Getting a grasp on the American Flamingo’s history and present is an important part of devising a strategy for protecting them, the authors write. Some agencies have classified the birds as nonnative species, rendering them ineligible for protection under wildlife laws. In Florida, where roughly half of the species are introduced and the other half are threatened, Whitfield says, “it’s a bit of an ecological mess.” He doubts any of the legions of introduced species—from Burmese pythons to primates and a handful of parrots—are a direct threat to flamingos, but the birds already face other challenges.

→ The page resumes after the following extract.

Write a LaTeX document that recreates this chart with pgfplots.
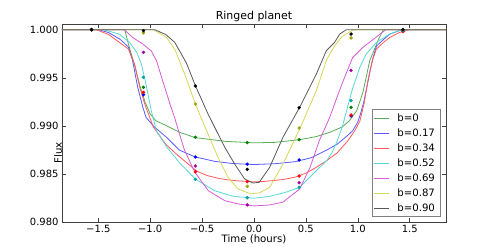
\documentclass[border=0pt]{standalone}
\usepackage{fontspec}
\setmainfont{DejaVu Sans}
\usepackage{pgfplots}
\pgfplotsset{compat=1.18}
\definecolor{cG}{rgb}{0,0.5,0}
\definecolor{cB}{rgb}{0,0,1}
\definecolor{cR}{rgb}{1,0,0}
\definecolor{cC}{rgb}{0,0.75,0.75}
\definecolor{cM}{rgb}{0.75,0,0.75}
\definecolor{cY}{rgb}{0.75,0.75,0}
\definecolor{cK}{rgb}{0,0,0}
\colorlet{lG}{cG!65!white}
\colorlet{lB}{cB!65!white}
\colorlet{lR}{cR!65!white}
\colorlet{lC}{cC!65!white}
\colorlet{lM}{cM!65!white}
\colorlet{lY}{cY!65!white}
\colorlet{lK}{cK!65!white}
\pgfplotsset{
  curve/.style={line width=0.8bp, no marks},
  dots/.style={only marks, mark=*, mark size=1.5bp, forget plot},
}
\begin{document}
\begin{tikzpicture}
\begin{axis}[
  scale only axis, width=384bp, height=198bp,
  xmin=-1.85, xmax=1.85, ymin=0.98, ymax=1.00056,
  xtick={-1.5,-1,-0.5,0,0.5,1,1.5},
  xticklabels={−1.5,−1.0,−0.5,0.0,0.5,1.0,1.5},
  ytick={0.98,0.985,0.99,0.995,1.0},
  yticklabels={0.980,0.985,0.990,0.995,1.000},
  scaled y ticks=false, scaled x ticks=false,
  tick align=inside, major tick length=4bp,
  tick style={gray!50!black, line width=0.5bp},
  axis line style={gray!50!black, line width=0.7bp},
  ticklabel style={font=\fontsize{10}{11}\selectfont},
  xticklabel style={yshift=1bp},
  every axis title shift=0pt,
  title={Ringed planet},
  title style={font=\fontsize{11}{13}\selectfont, at={(0.5,1)}, anchor=base, yshift=4.5bp},
  xlabel={Time (hours)}, ylabel={Flux},
  label style={font=\fontsize{10.2}{12}\selectfont},
  xlabel style={at={(0.5,0)}, anchor=base, yshift=-19.8bp},
  ylabel style={at={(0,0.5)}, anchor=base, xshift=-29.5bp},
  legend cell align=left,
  legend image code/.code={\draw[#1, line width=1bp] (0bp,0bp) -- (15bp,0bp);},
  legend style={at={(0.988,0.027)}, anchor=south east, draw=gray, line width=0.9bp,
    inner xsep=1.5bp, inner ysep=1bp, column sep=3bp, row sep=0pt,
    nodes={inner xsep=4.5bp, inner ysep=3.7bp, text height=7.6bp, text depth=0pt,
      font=\fontsize{10.2}{12}\selectfont}},
]
% ---------- model curves ----------
\addplot[curve, lG] coordinates {(-1.85,1)(-1.245,1)(-1.21,0.9985)(-1.15,0.9963)(-1.1,0.9942)(-1.05,0.9925)(-1.0,0.99125)(-0.946,0.99055)(-0.844,0.99003)(-0.716,0.98934)(-0.565,0.98879)(-0.28,0.98841)(0,0.98825)(0.2,0.9883)(0.44,0.98858)(0.6,0.9889)(0.73,0.98934)(0.85,0.9899)(0.92,0.99055)(0.99,0.9916)(1.05,0.9935)(1.115,0.99678)(1.2,0.9990)(1.245,1)(1.85,1)};
\addlegendentry{b=0}
\addplot[curve, lB] coordinates {(-1.85,1)(-1.5,1)(-1.4,0.9997)(-1.29,0.9990)(-1.21,0.9982)(-1.17,0.9968)(-1.12,0.9940)(-1.07,0.9919)(-1.04,0.9909)(-0.97,0.9900)(-0.84,0.9888)(-0.72,0.9875)(-0.57,0.9868)(-0.38,0.98633)(-0.2,0.9861)(0,0.986)(0.2,0.98608)(0.4,0.9863)(0.55,0.9867)(0.7,0.9875)(0.8,0.9881)(0.9,0.9890)(0.95,0.9895)(1.0,0.9904)(1.03,0.9914)(1.06,0.9926)(1.09,0.9942)(1.12,0.9958)(1.15,0.9972)(1.18,0.9983)(1.25,0.9990)(1.31,0.99955)(1.4,0.9999)(1.47,1)(1.85,1)};
\addlegendentry{b=0.17}
\addplot[curve, lR] coordinates {(-1.85,1)(-1.52,1)(-1.4,0.9995)(-1.3,0.9987)(-1.21,0.9980)(-1.15,0.9964)(-1.1,0.9940)(-1.05,0.9922)(-0.97,0.9899)(-0.85,0.9881)(-0.75,0.9871)(-0.65,0.9862)(-0.55,0.9853)(-0.45,0.98485)(-0.35,0.98458)(-0.25,0.9844)(-0.15,0.9843)(0,0.9842)(0.1,0.98425)(0.2,0.98435)(0.3,0.98448)(0.4,0.9847)(0.5,0.9851)(0.6,0.9857)(0.7,0.9864)(0.8,0.9872)(0.9,0.9884)(0.97,0.9895)(1.02,0.9905)(1.06,0.9923)(1.1,0.9948)(1.14,0.9968)(1.18,0.9980)(1.25,0.9987)(1.31,0.9992)(1.4,0.9997)(1.5,1)(1.85,1)};
\addlegendentry{b=0.34}
\addplot[curve, lC] coordinates {(-1.85,1)(-1.45,1)(-1.3,0.99955)(-1.2,0.9987)(-1.13,0.99765)(-1.085,0.99644)(-1.04,0.9943)(-0.99,0.9916)(-0.94,0.9895)(-0.84,0.9878)(-0.76,0.98675)(-0.72,0.9862)(-0.565,0.9845)(-0.38,0.98328)(-0.2,0.9827)(0,0.9825)(0.15,0.9827)(0.3,0.9831)(0.44,0.98363)(0.6,0.98536)(0.7,0.9864)(0.75,0.9872)(0.8,0.9884)(0.85,0.9899)(0.9,0.9919)(0.95,0.9939)(1.02,0.9961)(1.08,0.99745)(1.18,0.99869)(1.3,0.9995)(1.42,1)(1.85,1)};
\addlegendentry{b=0.52}
\addplot[curve, lM] coordinates {(-1.85,1)(-1.25,1)(-1.17,0.9992)(-1.07,0.9985)(-0.99,0.9978)(-0.94,0.9968)(-0.88,0.9947)(-0.81,0.9923)(-0.76,0.9907)(-0.73,0.9896)(-0.67,0.9875)(-0.57,0.9852)(-0.44,0.98328)(-0.28,0.98224)(-0.15,0.9819)(0,0.9817)(0.15,0.9818)(0.28,0.9821)(0.44,0.98346)(0.54,0.9857)(0.63,0.9885)(0.73,0.9909)(0.8,0.9930)(0.86,0.9947)(0.95,0.9971)(1.05,0.99817)(1.15,0.9990)(1.27,1)(1.85,1)};
\addlegendentry{b=0.69}
\addplot[curve, lY] coordinates {(-1.85,1)(-0.97,1)(-0.844,0.99921)(-0.76,0.9979)(-0.668,0.9954)(-0.565,0.99228)(-0.443,0.98917)(-0.347,0.98675)(-0.25,0.98467)(-0.154,0.98346)(-0.05,0.98303)(0,0.983)(0.05,0.98305)(0.151,0.98363)(0.279,0.98605)(0.44,0.98969)(0.601,0.99367)(0.7,0.9969)(0.777,0.99834)(0.85,0.9993)(0.95,0.99995)(1.0,1)(1.85,1)};
\addlegendentry{b=0.87}
\addplot[curve, lK] coordinates {(-1.85,1)(-0.957,1)(-0.85,0.9995)(-0.764,0.99869)(-0.7,0.99748)(-0.65,0.9965)(-0.565,0.99419)(-0.443,0.99125)(-0.282,0.98779)(-0.186,0.98605)(-0.09,0.9845)(-0.01,0.98408)(0.05,0.98415)(0.151,0.98571)(0.279,0.98883)(0.44,0.99194)(0.601,0.9954)(0.697,0.99782)(0.777,0.99869)(0.826,0.99955)(0.89,1)(1.85,1)};
\addlegendentry{b=0.90}
% ---------- data points ----------
\addplot[dots, cG] coordinates {(-1.565,1.0)(-1.065,0.99402)(-0.565,0.98883)(-0.065,0.98827)(0.435,0.98858)(0.935,0.99194)(1.435,0.9999)};
\addplot[dots, cB] coordinates {(-1.565,1.0)(-1.065,0.99325)(-0.565,0.98678)(-0.065,0.98605)(0.435,0.98647)(0.935,0.99104)(1.435,0.9999)};
\addplot[dots, cR] coordinates {(-1.565,1.0)(-1.065,0.9935)(-0.565,0.98525)(-0.065,0.98422)(0.435,0.98481)(0.935,0.99114)(1.435,0.9998)};
\addplot[dots, cC!85!black] coordinates {(-1.565,1.0)(-1.065,0.99506)(-0.565,0.98446)(-0.065,0.98255)(0.435,0.98363)(0.935,0.99263)(1.435,0.9999)};
\addplot[dots, cM!85!black] coordinates {(-1.565,1.0)(-1.065,0.99765)(-0.565,0.98585)(-0.065,0.9818)(0.435,0.98411)(0.935,0.99578)(1.435,1.0)};
\addplot[dots, cY!85!black] coordinates {(-1.565,1.0)(-1.065,0.99966)(-0.565,0.99228)(-0.065,0.98374)(0.435,0.98979)(0.935,0.99914)(1.435,1.0)};
\addplot[dots, cK] coordinates {(-1.565,1.0)(-1.065,0.9999)(-0.565,0.99415)(-0.065,0.9855)(0.435,0.9919)(0.935,0.99955)(1.435,1.0)};
\coordinate (SW) at (rel axis cs:0,0);
\coordinate (NE) at (rel axis cs:1,1);
\end{axis}
\pgfresetboundingbox
\path ([shift={(-62bp,-24.7bp)}]SW) rectangle ([shift={(50bp,24.3bp)}]NE);
\end{tikzpicture}
\end{document}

Coastal construction can encroach on habitats, for instance, and hurricanes and storm surges can imperil low-lying nests.

The authors leave the business of policy recommendations to state and federal officials, but Whitfield points to a trend across the Caribbean, where flamingos are settling down again in areas where they had historically nested. “If protected, they may recover naturally,” Whitfield says. That could be key to a bright future for the strangely statuesque bird, the authors write—a “lost Florida icon” found and safeguarded.